Yesterday evening after holding different poses for several minutes each… in a Yin Yoga session… I noticed tears… and realised they were mine… we were working on opening hearts and hips… and it felt so exposed… so raw… impossible to ignore my sensitive and delicate relationship to the depth of feelings that are held… stored… and experienced… in this existence of I am.

The room was dark… only lit with a few candles… and… as I felt embarrassed at my tears quietly falling… as I stayed with these feelings… the dark held me… while my open hips and heart flooded me with old tricky… sticky… emotions and feelings…and I breathed… and I smiled as the taste of these warm salty tears made their way down my face and touched my lips.


I found jewels in all of these activities… these somatic experiences… and these are the three jewels that I found… am using now… and am offering to you as well;


Refuge.


Where do you… me… us… we… find refuge if not within our selves and in each other?

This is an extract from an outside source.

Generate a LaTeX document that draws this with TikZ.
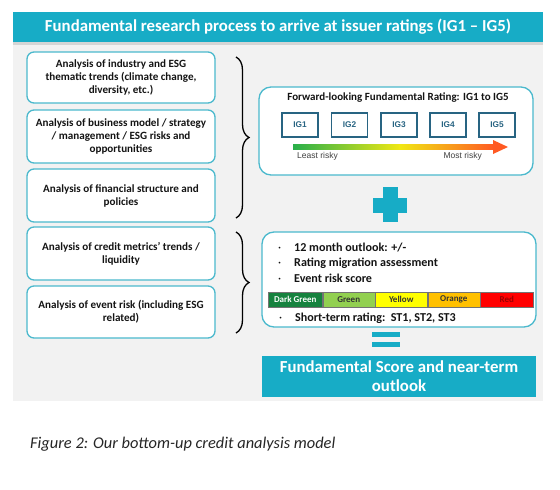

Here… together… we can experience and feel… we are… you are… and… I am.


Guidance.


The river… the skies… the woods I walked through on my retreat… those people who share their lived somatic wisdom with me… guide me towards this understanding of… I am.


Liberation.


From needing to know… from seeking… from grasping… leaving me free to explore my own being… my somatic wisdom.

Free to acknowledge the messiness that has sometimes left me drowning and gasping… while also free to see those challenges as making me what I am here… in this refuge from those storms… with these wonderful guides… in nature… in person… in spirit… in… I am.


So I continue to define the I am… with each conscious choice that I make… with each person that I engage with… with each sun rise and sun set… and I offer refuge… guidance… and the possibility of liberation… to all those people I live… love… and work with. This… is who… and why… I am.


Thanks to you for reading this… and I offer it in trust that it may stir some feelings within you that open up new opportunities for reflection and understanding… thanks to all those people… teachers… friends… clients… and lovers… who have supported me… offering refuge… guidance… and openings that lead to liberation.